I think a couple of things are at play—aside from Adams’ quick wit, which I mentioned in my first post about the book. Adams can also brandish what I suppose you might call slow wit, a way of setting a scene that captures both its beauty and it complexity. Think of the virtuoso opening paragraph of chapter six, when we finally escape the airless gloom of D.C. and head down the Potomac to Mount Vernon. The passage shifts from charming and pastoral—“one is conscious of walking in an atmosphere that is warm, palpable, radiant with possibilities.” Soon enough, though, Adams reminds us that however pretty Virginia might be in February, “at no other season is there so much [guile].… Wealth, office, power are at auction. Who bids highest? Who hates with most venom? Who intrigues with most skill? Who has done the dirtiest, the meanest, the darkest, and the most, political work?” 
I won’t try to convince you that this is proof that Adams is an upbeat guy because he can appreciate D.C. in spring just like you and I can. But I do think the scene exists because Adams wants to remind us that he’s operating with a moral compass—by bringing his characters out into the outdoors, he highlights the immorality of what’s going on back in the capitol, and frames the Ratcliffe’s venality as not just as a matter of breaking the law but as a kind of crime against nature.
Madeleine herself exemplifies this kind of push-and-pull, trapped as she is between a culture of corruption and her own better nature. About midway through the novel she makes a crucial observation:
Underneath the scum floating on the surface of politics, Madeleine felt that there was a sort of healthy ocean current of honest purpose, which swept the scum before it, and kept the mass pure. 

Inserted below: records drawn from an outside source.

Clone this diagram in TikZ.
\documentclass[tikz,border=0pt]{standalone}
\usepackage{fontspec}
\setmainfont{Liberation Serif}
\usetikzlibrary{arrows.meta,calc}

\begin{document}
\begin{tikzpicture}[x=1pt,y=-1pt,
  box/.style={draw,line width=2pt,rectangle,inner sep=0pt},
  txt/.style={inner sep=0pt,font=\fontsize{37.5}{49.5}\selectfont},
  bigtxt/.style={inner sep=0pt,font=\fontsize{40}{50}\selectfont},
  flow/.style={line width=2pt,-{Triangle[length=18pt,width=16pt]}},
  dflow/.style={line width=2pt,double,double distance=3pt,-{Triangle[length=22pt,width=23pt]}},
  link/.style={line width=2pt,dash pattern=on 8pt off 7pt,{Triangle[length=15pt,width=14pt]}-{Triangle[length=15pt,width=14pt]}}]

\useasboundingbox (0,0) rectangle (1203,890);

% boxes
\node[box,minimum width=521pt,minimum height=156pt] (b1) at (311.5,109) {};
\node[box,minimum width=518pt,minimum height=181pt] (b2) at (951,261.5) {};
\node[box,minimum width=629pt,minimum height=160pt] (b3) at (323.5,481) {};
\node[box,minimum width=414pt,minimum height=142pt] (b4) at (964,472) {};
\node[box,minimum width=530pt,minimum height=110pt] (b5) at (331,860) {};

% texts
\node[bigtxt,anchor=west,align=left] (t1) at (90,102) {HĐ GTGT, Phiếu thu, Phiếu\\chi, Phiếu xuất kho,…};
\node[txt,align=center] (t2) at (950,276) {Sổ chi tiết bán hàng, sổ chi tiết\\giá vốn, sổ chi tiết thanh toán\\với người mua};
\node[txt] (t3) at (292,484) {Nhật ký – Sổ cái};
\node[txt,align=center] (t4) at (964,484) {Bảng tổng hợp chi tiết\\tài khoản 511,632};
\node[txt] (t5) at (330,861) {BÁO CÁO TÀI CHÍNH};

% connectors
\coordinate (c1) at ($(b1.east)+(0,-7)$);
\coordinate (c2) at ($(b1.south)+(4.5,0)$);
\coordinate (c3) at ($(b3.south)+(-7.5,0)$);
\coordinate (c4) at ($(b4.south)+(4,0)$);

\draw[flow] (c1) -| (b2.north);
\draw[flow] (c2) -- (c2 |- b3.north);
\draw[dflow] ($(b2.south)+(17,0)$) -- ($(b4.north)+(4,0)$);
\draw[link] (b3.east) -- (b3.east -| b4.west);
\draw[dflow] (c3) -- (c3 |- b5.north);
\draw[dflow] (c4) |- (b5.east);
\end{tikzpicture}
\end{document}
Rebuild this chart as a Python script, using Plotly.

Of course, later in the novel she’ll make a discovery about Ratcliffe that’s proof that the place is just scummed up again. But I think the fact that she makes that discovery is part of Adams’ point: D.C. is not in a downward spiral so much as a state of constant flux, an ugly but essential process of scumming and de-scumming. For all the criticism people make about reformers throughout the book, nobody suggests that the reformers’ instinct will ever be absent in the capitol.
And that’s the root of Madeleine’s heroism: Adams brings her to the very edge of the corruption she observes, but never lets her fall off the cliff. That feeling is never more clear to me than in the moments after Ratcliffe delivers what may be the most cynical and calculating marriage proposal in all of literature. She’s “fitted better than any woman I ever saw, for public duties,” he tells her. “Your place is there. You belong among those who exercise an influence beyond their time.”  Setting aside her eventual decision (and we’ll get to that when we talk about the book’s climax, I suspect), Madeleine is well aware of what she’s getting sucked into, and the dangers inherent in it. Adams describes the question being “presented to her face like a pistol.”
So there’s your bright side, though I admit it’s pretty dim: In Madeleine we’re rooting for an uncalculating intelligence and (to use a word that wasn’t in use in Adams’ time) self-actualization. She’s our hero because, unlike so many around her, she “dissected her own feelings and was always wondering whether they were real or not.” 
But we’ve barely gotten past the three characters at the core of the plot. What did you make of some of others swimming around the narrative, like Madeleine’s sister, Sybil, or Lords Dunbeg and Skye, or Victoria Dare, or Hartbeest Schneidekoupon? What role are they playing? Comic relief? Different degrees of striving in a status-obsessed city?